— BEGIN Supplied entries —

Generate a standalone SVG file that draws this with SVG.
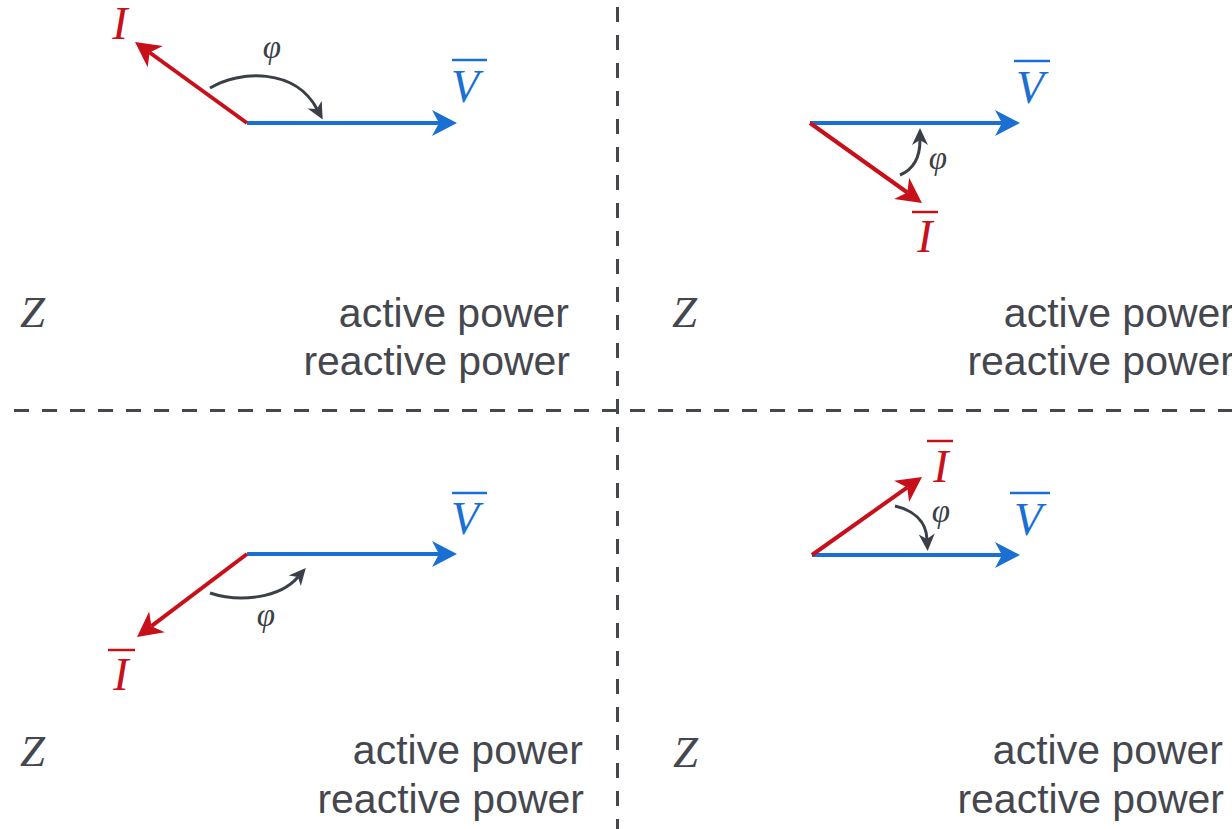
<svg xmlns="http://www.w3.org/2000/svg" width="1232" height="829" viewBox="0 0 1232 829">
<style>
.bg{fill:#ffffff}
.div{stroke:#45474f;stroke-width:3;stroke-dasharray:15 13;fill:none}
.vb{stroke:#1a70d2;stroke-width:4;fill:none}
.vr{stroke:#c8101a;stroke-width:4;fill:none}
.arc{stroke:#3b3f47;stroke-width:3;fill:none}
.sym{font-family:"Liberation Serif","DejaVu Serif",serif;font-style:italic;font-size:46px;text-anchor:middle}
.phi{font-family:"Liberation Serif","DejaVu Serif",serif;font-style:italic;font-size:33px;text-anchor:middle;fill:#3b3f47}
.z{font-family:"Liberation Serif","DejaVu Serif",serif;font-style:italic;font-size:45px;fill:#45474f}
.lbl{font-family:"Liberation Sans","Arial",sans-serif;font-size:41px;fill:#45474f;text-anchor:end}
.blue{fill:#1a70d2}
.red{fill:#c8101a}
.barb{stroke:#1a70d2;stroke-width:2.5}
.barr{stroke:#c8101a;stroke-width:2.5}
</style>
<defs>
<marker id="hb" viewBox="-1 -14 28 28" refX="7" refY="0" markerWidth="28" markerHeight="28" markerUnits="userSpaceOnUse" orient="auto" overflow="visible"><path d="M0,-13 L25,0 L0,13 L7,0 Z" fill="#1a70d2"/></marker>
<marker id="hr" viewBox="-1 -14 28 28" refX="7" refY="0" markerWidth="28" markerHeight="28" markerUnits="userSpaceOnUse" orient="auto" overflow="visible"><path d="M0,-13 L25,0 L0,13 L7,0 Z" fill="#c8101a"/></marker>
<marker id="hg" viewBox="-1 -9 20 18" refX="5" refY="0" markerWidth="20" markerHeight="18" markerUnits="userSpaceOnUse" orient="auto" overflow="visible"><path d="M0,-8 L17,0 L0,8 L5,0 Z" fill="#3b3f47"/></marker>
</defs>
<rect class="bg" x="0" y="0" width="1232" height="829"/>
<g id="dividers">
<line class="div" x1="617.5" y1="7" x2="617.5" y2="829"/>
<line class="div" x1="14" y1="410.5" x2="1232" y2="410.5"/>
</g>
<g id="connectors">
<line class="vb" x1="247" y1="123" x2="439" y2="123" marker-end="url(#hb)"/>
<line class="vr" x1="247" y1="123" x2="149.6" y2="52.5" marker-end="url(#hr)"/>
<path class="arc" d="M210,88 C240,70 295,68 317,109" marker-end="url(#hg)"/>
<line class="vb" x1="810" y1="123" x2="1002" y2="123" marker-end="url(#hb)"/>
<line class="vr" x1="810" y1="123" x2="907.3" y2="192.5" marker-end="url(#hr)"/>
<path class="arc" d="M900,175 C912,170 920,160 920,140" marker-end="url(#hg)"/>
<line class="vb" x1="247" y1="554" x2="439" y2="554" marker-end="url(#hb)"/>
<line class="vr" x1="247" y1="554" x2="151.4" y2="626.2" marker-end="url(#hr)"/>
<path class="arc" d="M210,593 C240,603 280,598 298,577" marker-end="url(#hg)"/>
<line class="vb" x1="812" y1="555" x2="1002" y2="555" marker-end="url(#hb)"/>
<line class="vr" x1="812" y1="555" x2="907.3" y2="487.4" marker-end="url(#hr)"/>
<path class="arc" d="M895,506 C912,510 926,520 927,539" marker-end="url(#hg)"/>
</g>
<g id="q1">
<text class="sym red" x="120" y="39">I</text>
<text class="phi" x="272" y="58">φ</text>
<line class="barb" x1="452" y1="60" x2="487" y2="60"/>
<text class="sym blue" x="465" y="102">V</text>
<text class="z" x="20" y="327">Z</text>
<text class="lbl" x="569" y="327">active power</text>
<text class="lbl" x="570" y="375">reactive power</text>
</g>
<g id="q2">
<line class="barb" x1="1014" y1="61" x2="1050" y2="61"/>
<text class="sym blue" x="1030" y="103">V</text>
<text class="phi" x="938" y="169">φ</text>
<line class="barr" x1="912" y1="212" x2="938" y2="212"/>
<text class="sym red" x="925" y="252">I</text>
<text class="z" x="672" y="327">Z</text>
<text class="lbl" x="1234" y="327">active power</text>
<text class="lbl" x="1234" y="375">reactive power</text>
</g>
<g id="q3">
<line class="barb" x1="452" y1="493" x2="487" y2="493"/>
<text class="sym blue" x="465" y="534">V</text>
<text class="phi" x="266" y="626">φ</text>
<line class="barr" x1="108" y1="650" x2="135" y2="650"/>
<text class="sym red" x="121" y="690">I</text>
<text class="z" x="20" y="766">Z</text>
<text class="lbl" x="583" y="764">active power</text>
<text class="lbl" x="584" y="813">reactive power</text>
</g>
<g id="q4">
<line class="barr" x1="927" y1="441" x2="953" y2="441"/>
<text class="sym red" x="941" y="482">I</text>
<text class="phi" x="941" y="522">φ</text>
<line class="barb" x1="1010" y1="493" x2="1050" y2="493"/>
<text class="sym blue" x="1028" y="535">V</text>
<text class="z" x="673" y="767">Z</text>
<text class="lbl" x="1223" y="764">active power</text>
<text class="lbl" x="1224" y="813">reactive power</text>
</g>
</svg>
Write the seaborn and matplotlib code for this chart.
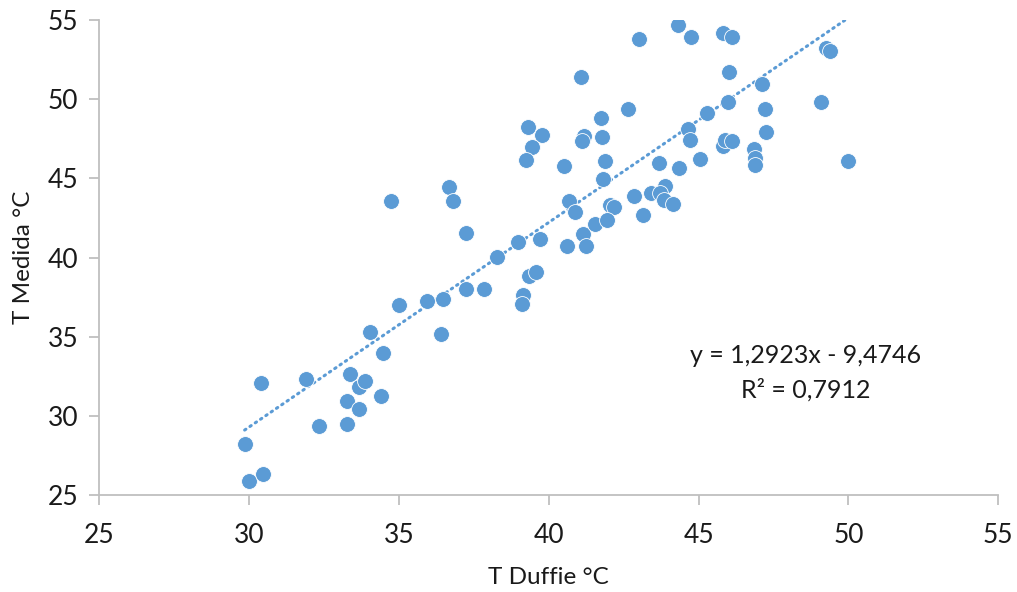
import numpy as np
import pandas as pd
import matplotlib
matplotlib.use("Agg")
import matplotlib.pyplot as plt
import seaborn as sns

# --- data ---
t_duffie = [29.85, 30.0, 30.45, 30.38, 31.9, 32.34, 33.25, 33.25, 33.35, 33.67,
            33.68, 33.86, 34.40, 34.03, 34.48, 35.0, 35.93, 36.48, 36.39, 37.25,
            37.85, 39.15, 39.11, 34.74, 36.66, 36.8, 37.25, 38.26, 38.97, 39.34,
            39.58, 39.30, 39.78, 39.45, 39.23, 39.7, 40.5, 40.6, 40.68, 40.87,
            41.06, 41.17, 41.1, 41.14, 41.24, 41.54, 41.73, 41.77, 41.87, 41.81,
            42.04, 42.18, 41.95, 42.63, 43.01, 42.85, 43.15, 43.4, 43.68, 43.88,
            43.71, 43.85, 44.15, 44.3, 44.35, 44.73, 45.82, 46.13, 46.02, 47.1,
            45.99, 45.29, 47.22, 49.25, 49.39, 49.09, 49.98, 44.64, 44.72, 45.81,
            45.88, 46.1, 47.26, 46.85, 46.88, 46.89, 45.05]
t_medida = [28.2, 25.86, 26.32, 32.05, 32.34, 29.37, 29.46, 30.93, 32.65, 30.43,
            31.84, 32.22, 31.27, 35.27, 33.94, 37.0, 37.27, 37.36, 35.15, 38.03,
            38.03, 37.63, 37.04, 43.57, 44.45, 43.57, 41.54, 40.05, 40.96, 38.85,
            39.1, 48.26, 47.74, 47.0, 46.16, 41.17, 45.8, 40.72, 43.57, 42.87,
            51.38, 47.69, 47.36, 41.46, 40.72, 42.13, 48.79, 47.59, 46.09, 44.98,
            43.29, 43.17, 42.37, 49.38, 53.78, 43.88, 42.68, 44.09, 45.95, 44.51,
            44.09, 43.63, 43.36, 54.68, 45.64, 53.95, 54.16, 53.95, 51.7, 50.96,
            49.84, 49.1, 49.38, 53.21, 53.02, 49.84, 46.09, 48.1, 47.42, 47.06,
            47.42, 47.36, 47.94, 46.83, 46.26, 45.84, 46.24]
slope = 1.2923
intercept = -9.4746
r2 = 0.7912
x_ticks = [25, 30, 35, 40, 45, 50, 55]
y_ticks = [25, 30, 35, 40, 45, 50, 55]

df = pd.DataFrame({"T Duffie": t_duffie, "T Medida": t_medida})
xfit = np.array([min(t_duffie), max(t_duffie)])
fit_df = pd.DataFrame({"x": xfit, "y": slope * xfit + intercept})

sns.set_theme(style="white")
plt.rcParams["font.family"] = ["Lato", "DejaVu Sans"]

blue = "#5B9BD5"
grey = "#BFBFBF"
txt = "#1a1a1a"

fig = plt.figure(figsize=(10.17, 5.92), dpi=100)
ax = fig.add_axes([99.3 / 1017, 1 - 495 / 592, (998.3 - 99.3) / 1017, (495 - 20) / 592])

sns.lineplot(data=fit_df, x="x", y="y", ax=ax, color=blue, linewidth=2.2,
             linestyle=(0, (0.5, 1.6)), dash_capstyle="round", zorder=1)
sns.scatterplot(data=df, x="T Duffie", y="T Medida", ax=ax, color=blue, s=130,
                edgecolor="white", linewidth=0.6, zorder=2)

ax.set_xlim(25, 55)
ax.set_ylim(25, 55)
ax.set_xticks(x_ticks)
ax.set_yticks(y_ticks)
ax.set_xticklabels([str(t) for t in x_ticks])
ax.set_yticklabels([str(t) for t in y_ticks])

for s in ["top", "right"]:
    ax.spines[s].set_visible(False)
for s in ["left", "bottom"]:
    ax.spines[s].set_color(grey)
    ax.spines[s].set_linewidth(1.3)
ax.tick_params(axis="both", which="major", direction="out", length=7, width=1.3,
               color=grey, labelsize=19, labelcolor=txt, bottom=True, left=True)
ax.tick_params(axis="x", pad=13)
ax.tick_params(axis="y", pad=8)

ax.set_xlabel("T Duffie °C", fontsize=17.5, color=txt, labelpad=14)
ax.set_ylabel("T Medida °C", fontsize=17.5, color=txt, labelpad=10)

ax.text(48.56, 33.84, f"y = {slope:.4f}x - {abs(intercept):.4f}".replace(".", ","),
        ha="center", va="center", fontsize=18, color=txt)
ax.text(48.56, 31.63, f"R² = {r2:.4f}".replace(".", ","),
        ha="center", va="center", fontsize=18, color=txt)

fig.savefig("out.png", dpi=100)
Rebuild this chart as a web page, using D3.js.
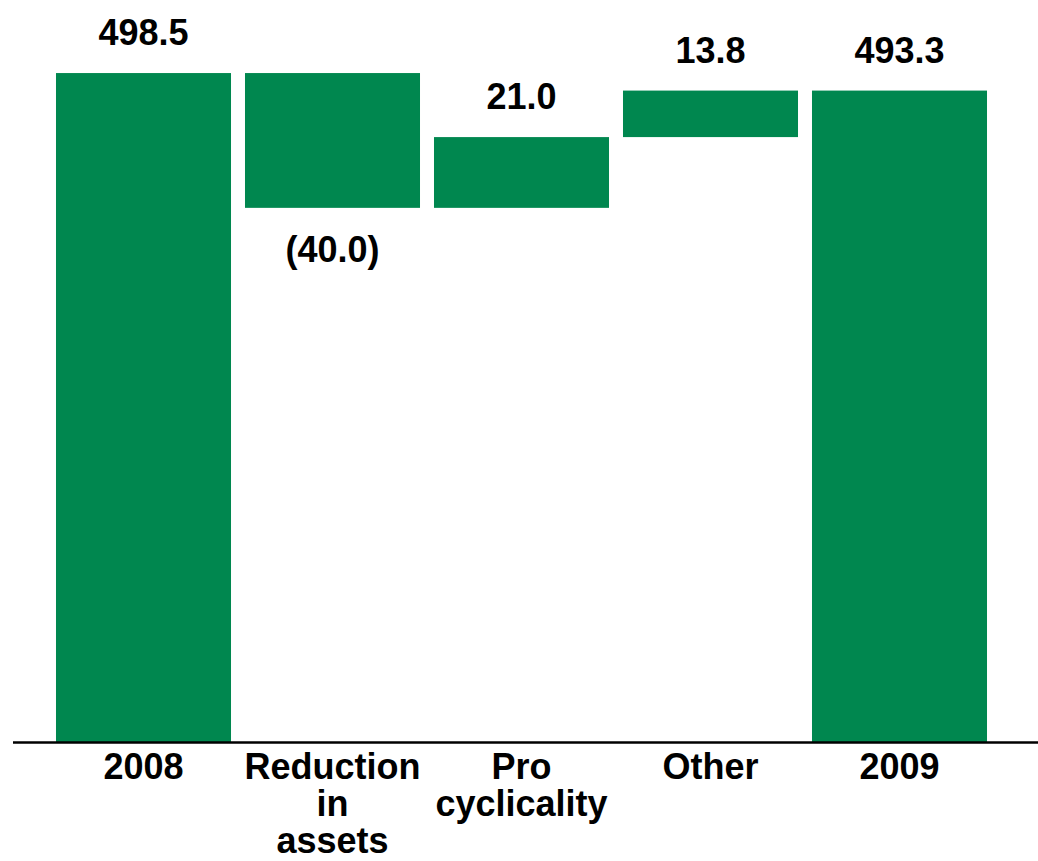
<!DOCTYPE html>
<html>
<head>
<meta charset="utf-8">
<script src="https://cdn.jsdelivr.net/npm/d3@7"></script>
<style>
  html, body { margin: 0; padding: 0; background: #fff; }
  svg { display: block; }
  text { font-family: "Liberation Sans", Arial, sans-serif; font-weight: bold; fill: #000; }
</style>
</head>
<body>
<svg id="chart" width="1038" height="861"></svg>
<script>
// ---- data ----
const categories = ["2008", "Reduction in assets", "Pro cyclicality", "Other", "2009"];
const categoryLines = [["2008"], ["Reduction", "in", "assets"], ["Pro", "cyclicality"], ["Other"], ["2009"]];
const values = [498.5, -40.0, 21.0, 13.8, 493.3];
const kinds = ["total", "delta", "delta", "delta", "total"];
const yDomain = [300, 500];

// ---- layout ----
const W = 1038, H = 861;
const baseY = 742;
const svg = d3.select("#chart");
const green = "#00874F";

const x = d3.scaleBand().domain(categories).range([49, 994]).paddingInner(0.074).paddingOuter(0.037);
const y = d3.scaleLinear().domain(yDomain).range([baseY, 68]);

// build waterfall segments
let running = 0;
const segs = categories.map((c, i) => {
  let lo, hi;
  if (kinds[i] === "total") {
    lo = yDomain[0]; hi = values[i]; running = values[i];
  } else {
    const start = running, end = running + values[i];
    lo = Math.min(start, end); hi = Math.max(start, end); running = end;
  }
  return { cat: c, v: values[i], kind: kinds[i], lo, hi };
});

svg.selectAll("rect.bar").data(segs).join("rect")
  .attr("class", "bar")
  .attr("x", d => x(d.cat))
  .attr("width", x.bandwidth())
  .attr("y", d => y(d.hi))
  .attr("height", d => y(d.lo) - y(d.hi))
  .attr("fill", green);

// value labels
const fmt = d3.format(".1f");
svg.selectAll("text.val").data(segs).join("text")
  .attr("class", "val")
  .attr("x", d => x(d.cat) + x.bandwidth() / 2)
  .attr("y", d => d.v < 0 ? y(d.lo) + 54 : y(d.hi) - 28)
  .attr("text-anchor", "middle")
  .attr("font-size", 36)
  .text(d => d.v < 0 ? "(" + fmt(-d.v) + ")" : fmt(d.v));

// baseline
svg.append("line")
  .attr("x1", 13).attr("x2", W)
  .attr("y1", baseY + 0.5).attr("y2", baseY + 0.5)
  .attr("stroke", "#000").attr("stroke-width", 2.5);

// category labels
const cl = svg.selectAll("text.cat").data(categories).join("text")
  .attr("class", "cat")
  .attr("text-anchor", "middle")
  .attr("font-size", 36);
cl.each(function(c, i) {
  const t = d3.select(this);
  categoryLines[i].forEach((ln, j) => {
    t.append("tspan")
      .attr("x", x(c) + x.bandwidth() / 2)
      .attr("y", 779 + j * 37)
      .text(ln);
  });
});
</script>
</body>
</html>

— END Supplied entries —

**Your goal**
Reproduce the lines above starting at the one with "Write the seaborn" and ending at the one with "import seaborn as sns", both included, exactly and with no pictures.

**Exercise response**
Write the seaborn and matplotlib code for this chart.
import numpy as np
import pandas as pd
import matplotlib
matplotlib.use("Agg")
import matplotlib.pyplot as plt
import seaborn as sns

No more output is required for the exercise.